Surfacing Women in Smithsonian History

January 2022 | By Dr. Elizabeth Harmon, Digital Curator, Smithsonian Libraries and Archives in collaboration with Artist in Residence at Google Arts & Culture Lab: Dr. Lynn Cherny

Developing machine learning tools to help Smithsonian curators uncover the history and contributions of women in science

Video Play Button
Women have always contributed to the sciences. In fact, some of the Smithsonian’s most exciting early scientific research was undertaken by women. Before the turn of the century, Louisa Bernie Gallaher experimented with scientific photography at the Smithsonian’s United States National Museum, Mary Jane Rathbun was well on her way to becoming an expert on Crustacea while working in the Smithsonian’s Invertebrate Zoology Department, and Erminnie Adele Platt Smith completed field research for the Bureau of American Ethnology. To their contemporaries, these women of science were known as experts. Newspaper articles about their work and Smithsonian annual reports provide evidence of this.
Despite their achievements and contributions, though, women have remained below the surface in Smithsonian history. While collection records and stories exist in abundance about the important early contributions of men in leadership at the Smithsonian, it’s much harder to locate records and stories about women’s work. This is not unusual. In the early twentieth century when scientific and archival labor professionalized, historians have documented how emerging scientific and cultural institutions prioritized the hiring of white men and the creation of historical records about their work and achievements. As a result, today there are barriers to surfacing stories about women’s lives and work in collection records. For example, women’s personal and professional papers are harder to find in archives and collections records. Women are not always identified in photographic records. Women were likely to work as contractors, or even as volunteers, rather than full-time staff. And, perhaps most challenging of all, women’s names change in written records—due to marriage, the inclusion of titles such as Miss and Mrs., and the use of a husband’s name.

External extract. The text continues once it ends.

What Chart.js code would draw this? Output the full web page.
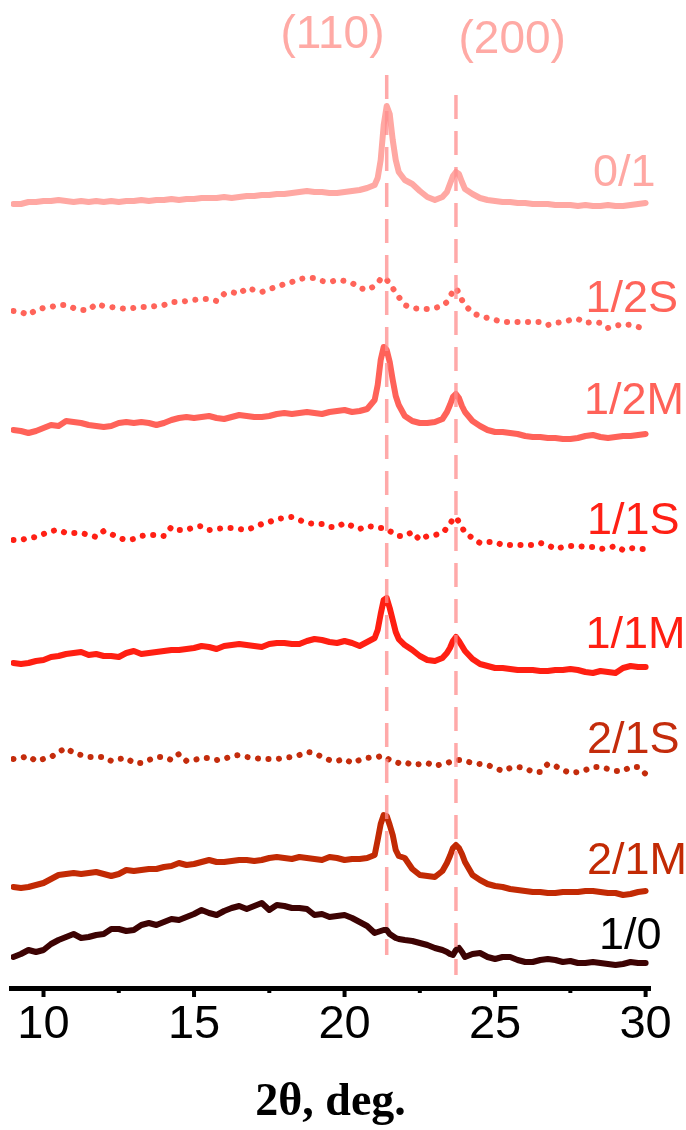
<!DOCTYPE html>
<html>
<head>
<meta charset="utf-8">
<script src="https://cdn.jsdelivr.net/npm/chart.js@4.4.1/dist/chart.umd.min.js"></script>
<style>
  html, body { margin: 0; padding: 0; background: #fff; }
  #wrap { width: 686px; height: 1130px; }
</style>
</head>
<body>
<div id="wrap"><canvas id="xrd"></canvas></div>
<script>
// 2theta grid (deg.), a bit denser around the two reflections
const twoTheta = [
  9, 9.25, 9.5, 9.75, 10, 10.25, 10.5, 10.75, 11, 11.25,
  11.5, 11.75, 12, 12.25, 12.5, 12.75, 13, 13.25, 13.5, 13.75,
  14, 14.25, 14.5, 14.75, 15, 15.25, 15.5, 15.75, 16, 16.25,
  16.5, 16.75, 17, 17.25, 17.5, 17.75, 18, 18.25, 18.5, 18.75,
  19, 19.25, 19.5, 19.75, 20, 20.25, 20.5, 20.75, 21, 21.1,
  21.2, 21.3, 21.4, 21.5, 21.6, 21.7, 21.8, 22, 22.25, 22.5,
  22.75, 23, 23.25, 23.4, 23.5, 23.6, 23.7, 23.8, 23.9, 24,
  24.25, 24.5, 24.75, 25, 25.25, 25.5, 25.75, 26, 26.25, 26.5,
  26.75, 27, 27.25, 27.5, 27.75, 28, 28.25, 28.5, 28.75, 29,
  29.25, 29.5, 29.75, 30
];

// intensities (a.u., stacked with offsets as in the figure)
const s0_1 = [
  784, 784, 786, 786, 787, 787, 788, 787, 786, 787,
  786, 787, 786, 787, 786, 787, 787, 788, 787, 788,
  788, 789, 788, 789, 789, 790, 790, 790, 791, 790,
  791, 792, 792, 793, 793, 794, 794, 795, 796, 797,
  796, 796, 795, 795, 796, 797, 798, 800, 803, 810,
  828, 863, 882, 874, 848, 828, 816, 808, 804, 797,
  791, 788, 791, 796, 804, 812, 816, 814, 806, 799,
  794, 790, 788, 787, 786, 786, 785, 785, 784, 784,
  784, 783, 783, 783, 782, 783, 782, 782, 783, 782,
  782, 783, 784, 785
];
const s1_2S = [
  677, 676, 673, 678, 680, 681, 683, 683, 680, 678,
  678, 684, 682, 681, 680, 679, 680, 681, 681, 682,
  683, 686, 686, 687, 688, 689, 689, 687, 694, 696,
  694, 700, 698, 696, 699, 701, 704, 706, 709, 710,
  710, 707, 706, 708, 707, 705, 700, 698, 702, 705,
  709, 711, 708, 705, 700, 695, 691, 683, 680, 679,
  679, 680, 682, 686, 691, 697, 700, 695, 688, 683,
  675, 672, 670, 668, 666, 666, 666, 666, 666, 666,
  663, 665, 666, 668, 669, 665, 666, 665, 660, 662,
  664, 663, 661, 659
];
const s1_2M = [
  558, 557, 555, 557, 560, 563, 562, 567, 566, 565,
  563, 562, 561, 562, 565, 566, 565, 566, 565, 563,
  565, 568, 570, 571, 570, 571, 572, 570, 569, 571,
  573, 572, 571, 571, 572, 574, 575, 574, 575, 576,
  575, 574, 576, 577, 578, 576, 577, 579, 588, 603,
  628, 641, 638, 626, 608, 592, 583, 572, 567, 565,
  565, 566, 569, 576, 583, 591, 594, 590, 582, 576,
  567, 562, 558, 556, 556, 555, 554, 552, 551, 551,
  550, 550, 549, 549, 550, 552, 553, 551, 550, 551,
  552, 552, 553, 554
];
const s1_1S = [
  448, 448, 450, 451, 454, 457, 458, 455, 455, 455,
  453, 451, 457, 454, 450, 448, 449, 452, 453, 453,
  452, 461, 458, 458, 461, 462, 458, 459, 460, 460,
  459, 458, 461, 464, 466, 469, 470, 471, 468, 465,
  464, 464, 461, 461, 465, 462, 459, 462, 461, 461,
  460, 460, 459, 457, 455, 453, 452, 452, 456, 448,
  452, 453, 455, 460, 464, 469, 471, 466, 461, 455,
  450, 445, 446, 446, 443, 443, 443, 443, 443, 445,
  443, 439, 441, 442, 442, 441, 441, 439, 440, 442,
  438, 440, 439, 439
];
const s1_1M = [
  325, 324, 325, 327, 328, 331, 332, 334, 335, 336,
  333, 334, 332, 332, 331, 335, 337, 334, 335, 336,
  337, 338, 338, 339, 340, 342, 341, 339, 342, 343,
  344, 343, 342, 341, 344, 345, 345, 344, 344, 347,
  349, 348, 346, 345, 347, 345, 342, 346, 350, 358,
  374, 388, 390, 380, 368, 356, 349, 343, 338, 332,
  328, 327, 330, 335, 340, 347, 351, 347, 342, 337,
  329, 324, 322, 320, 320, 319, 318, 318, 318, 317,
  317, 318, 318, 319, 318, 316, 315, 317, 316, 315,
  320, 322, 321, 321
];
const s2_1S = [
  229, 230, 232, 227, 229, 231, 236, 240, 235, 233,
  231, 231, 231, 227, 229, 230, 225, 225, 228, 231,
  231, 228, 234, 227, 228, 230, 230, 228, 229, 232,
  233, 231, 230, 229, 229, 229, 230, 231, 233, 236,
  235, 231, 228, 227, 229, 225, 228, 230, 231, 231,
  232, 232, 230, 228, 227, 226, 225, 226, 223, 224,
  225, 222, 224, 225, 226, 227, 228, 228, 228, 227,
  225, 224, 223, 220, 217, 220, 221, 220, 216, 216,
  224, 222, 218, 215, 216, 218, 221, 221, 219, 217,
  217, 221, 221, 214
];
const s2_1M = [
  101, 100, 101, 103, 105, 109, 113, 114, 115, 114,
  115, 116, 114, 112, 114, 118, 117, 118, 119, 119,
  121, 122, 125, 123, 124, 126, 128, 126, 126, 127,
  128, 128, 127, 128, 130, 131, 130, 129, 131, 130,
  129, 128, 131, 130, 128, 129, 129, 130, 133, 148,
  164, 173, 172, 163, 153, 138, 132, 130, 119, 113,
  112, 111, 117, 125, 132, 140, 143, 140, 134, 126,
  113, 108, 104, 102, 101, 99, 98, 97, 96, 96,
  95, 95, 96, 96, 96, 97, 97, 96, 95, 95,
  93, 94, 96, 97
];
const s1_0 = [
  31, 34, 38, 36, 38, 44, 48, 51, 54, 50,
  51, 53, 54, 59, 59, 57, 58, 63, 65, 63,
  66, 69, 68, 71, 74, 78, 75, 73, 77, 80,
  82, 79, 82, 85, 78, 83, 82, 80, 80, 79,
  73, 74, 71, 72, 73, 70, 66, 62, 55, 56,
  57, 58, 58, 54, 52, 50, 49, 48, 47, 45,
  43, 40, 38, 36, 34, 33, 38, 40, 36, 31,
  34, 35, 31, 29, 31, 31, 28, 26, 26, 28,
  29, 28, 26, 27, 25, 25, 26, 25, 24, 23,
  24, 26, 25, 25
];

const sampleNames = ['0/1', '1/2S', '1/2M', '1/1S', '1/1M', '2/1S', '2/1M', '1/0'];
const sampleData = [s0_1, s1_2S, s1_2M, s1_1S, s1_1M, s2_1S, s2_1M, s1_0];
const peakPositions = [21.4, 23.7];
const peakNames = ['(110)', '(200)'];
const tickValues = [10, 15, 20, 25, 30];
const minorTickValues = [12.5, 17.5, 22.5, 27.5];

// styling
const lineColors = ['#FFA8A3', '#FF645A', '#FF6259', '#FF2015', '#FF1F12', '#C42C0C', '#C22A04', '#3D0303'];
const textColors = ['#FFA8A3', '#FF645A', '#FF6259', '#FF2015', '#FF1F12', '#C42C0C', '#C22A04', '#000000'];
const isDotted = [false, true, false, true, false, true, false, false];
// where the sample names sit (data units)
const namePlace = [[28.25, 814], [28.0, 688], [27.95, 586], [28.05, 466], [28.0, 352], [28.05, 247], [28.05, 126], [28.45, 51]];
const peakNamePlace = [[19.6, 953], [25.57, 948]];
const peakLineSpan = [[913, 33], [893, 13]];

let datasets = [];

peakPositions.forEach(function(p, i) {
    datasets.push({
        data: [{x: p, y: peakLineSpan[i][0]}, {x: p, y: peakLineSpan[i][1]}],
        borderColor: 'rgba(255, 140, 140, 0.75)',
        borderWidth: 3.5,
        borderDash: [24, 12],
        pointRadius: 0,
        order: 0
    });
});

sampleData.forEach(function(vals, i) {
    let ds = {
        label: sampleNames[i],
        data: twoTheta.map(function(t, k) { return {x: t, y: vals[k]}; }),
        borderColor: lineColors[i],
        borderWidth: 6,
        pointRadius: 0,
        tension: 0,
        borderJoinStyle: 'round',
        borderCapStyle: 'round',
        order: 1
    };
    if (isDotted[i]) {
        ds.borderDash = [0.1, 10.4];
        ds.borderWidth = 6;
    }
    datasets.push(ds);
});

const annotate = {
    id: 'annotate',
    afterDraw(chart) {
        const ctx = chart.ctx;
        const x = chart.scales.x;
        const y = chart.scales.y;
        const base = chart.chartArea.bottom;
        ctx.save();
        ctx.strokeStyle = '#000';
        ctx.lineWidth = 4;
        tickValues.forEach(function(v) {
            const px = x.getPixelForValue(v);
            ctx.beginPath();
            ctx.moveTo(px, base);
            ctx.lineTo(px, base + 9);
            ctx.stroke();
        });
        minorTickValues.forEach(function(v) {
            const px = x.getPixelForValue(v);
            ctx.beginPath();
            ctx.moveTo(px, base);
            ctx.lineTo(px, base + 5);
            ctx.stroke();
        });

        ctx.font = '45px "Liberation Sans", Arial, sans-serif';
        ctx.textBaseline = 'middle';
        ctx.textAlign = 'left';
        sampleNames.forEach(function(n, i) {
            ctx.fillStyle = textColors[i];
            ctx.fillText(n, x.getPixelForValue(namePlace[i][0]), y.getPixelForValue(namePlace[i][1]));
        });

        ctx.font = '46px "Liberation Sans", Arial, sans-serif';
        ctx.textAlign = 'center';
        ctx.fillStyle = '#FFAAA5';
        peakNames.forEach(function(n, i) {
            ctx.fillText(n, x.getPixelForValue(peakNamePlace[i][0]), y.getPixelForValue(peakNamePlace[i][1]));
        });
        ctx.restore();
    }
};

new Chart(document.getElementById('xrd').getContext('2d'), {
    type: 'line',
    data: { datasets: datasets },
    plugins: [annotate],
    options: {
        responsive: true,
        maintainAspectRatio: false,
        animation: false,
        events: [],
        layout: { padding: { left: 11, right: 35, top: 0, bottom: 0 } },
        plugins: {
            legend: { display: false },
            tooltip: { enabled: false }
        },
        scales: {
            x: {
                type: 'linear',
                min: 8.92,
                max: 30.15,
                afterBuildTicks: function(scale) {
                    scale.ticks = tickValues.map(function(v) { return {value: v}; });
                },
                afterFit: function(scale) {
                    scale.height = 142;
                },
                grid: { display: false, drawTicks: false },
                border: { display: true, color: '#000', width: 5 },
                ticks: {
                    padding: 14,
                    color: '#000',
                    maxRotation: 0,
                    autoSkip: false,
                    font: { family: '"Liberation Sans", Arial, sans-serif', size: 47, lineHeight: 1 }
                },
                title: {
                    display: true,
                    text: '2θ, deg.',
                    color: '#000',
                    padding: { top: 0, bottom: 4 },
                    font: { family: '"Liberation Serif", "Times New Roman", serif', size: 46, weight: 'bold', lineHeight: 1 }
                }
            },
            y: {
                display: false,
                min: 0,
                max: 988
            }
        }
    }
});
</script>
</body>
</html>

The Smithsonian American Women’s History Initiative, Because of Her Story, is creating, disseminating, and amplifying the historical record of the accomplishments of American women, including the women who have worked at the Smithsonian. While we may not have personal or professional papers in our archives that tell complete stories about the work of women in Smithsonian history, we do have over 16.9 million records in our online collections, many of which contain traces of these women’s work. By mining our collections metadata, which include information about the scientific specimens, museum objects, artworks, library volumes, and archival materials in our collections, we are piecing together the history of women’s work in the sciences at the Smithsonian.
And we have launched Smithsonian Open Access, allowing people around the world to download, share, and reuse millions of the Smithsonian’s online collections – all for free, right now, without restrictions. So far, we have released over 3 million 2D and 3D digital items, and nearly two centuries of collections data that the public can access at-scale with a new public API and GitHub repository. By making our collections more open, we are creating new research opportunities, many of which can surface stories about women in American history.

In collaboration with Google Arts & Culture, lead sponsor of the Smithsonian’s Open Access launch, the Smithsonian has been using machine learning to mine its collections metadata to uncover stories about women in Smithsonian history, particularly women in science. Using a structured data set containing information about women who have worked in science at the Smithsonian, Google ran machine learning algorithms to identify “named entities” (such as people, places, or dates) in both the Smithsonian’s collections metadata and the texts of Smithsonian annual reports. Using the named entities, data scientists created a network view to allow relationships between entities to surface in visual form. Smithsonian curators could then browse among the “nodes” in the network and see who is connected to whom in the collections metadata. 

Collections relating to Mary Jane Rathbun, for example, surfaced taxonomy cards in Smithsonian records that detail a collecting trip Rathbun took with Smithsonian colleague and scientific illustrator Serena Katherine Dandridge in 1911. The taxonomy card also revealed that another Smithsonian colleague, Dr. Harriet Richardson Searle, identified some of the specimens they brought back to the Smithsonian. 

Another algorithm identified the most likely binary gender of named entities -- based on historical probabilities of a first name referencing a man or woman or the presence of a Miss or Mrs. title. The metadata for subsets of the Smithsonian records, such as “Invertebrate Zoology,” were loaded into BigQuery tables with this extra name and gender information, and based on these tables, Data Studio interactive reports allowed curators to search the data for women’s names in the collection.

Finally, a clustering algorithm was applied to the images in the collections metadata to expose the breadth and diversity of Smithsonian collections. Clusters found include, for example, collections of handwritten record cards, pictures of scientists with microscopes, photographs of field expeditions, shards of pottery in the anthropology collection, and examples of coins and paper money. Within these images, curators could search for women’s names and find historical images of the women in science who collected and recorded items documented in the Smithsonian’s records.
The work that the Smithsonian and Google Arts & Culture completed for the Smithsonian Open Access launch will help Smithsonian curators and data scientists to provide at-scale analysis and visualizations showing the representation of women across nearly two centuries of cultural data in order to surface new stories we can share with the world.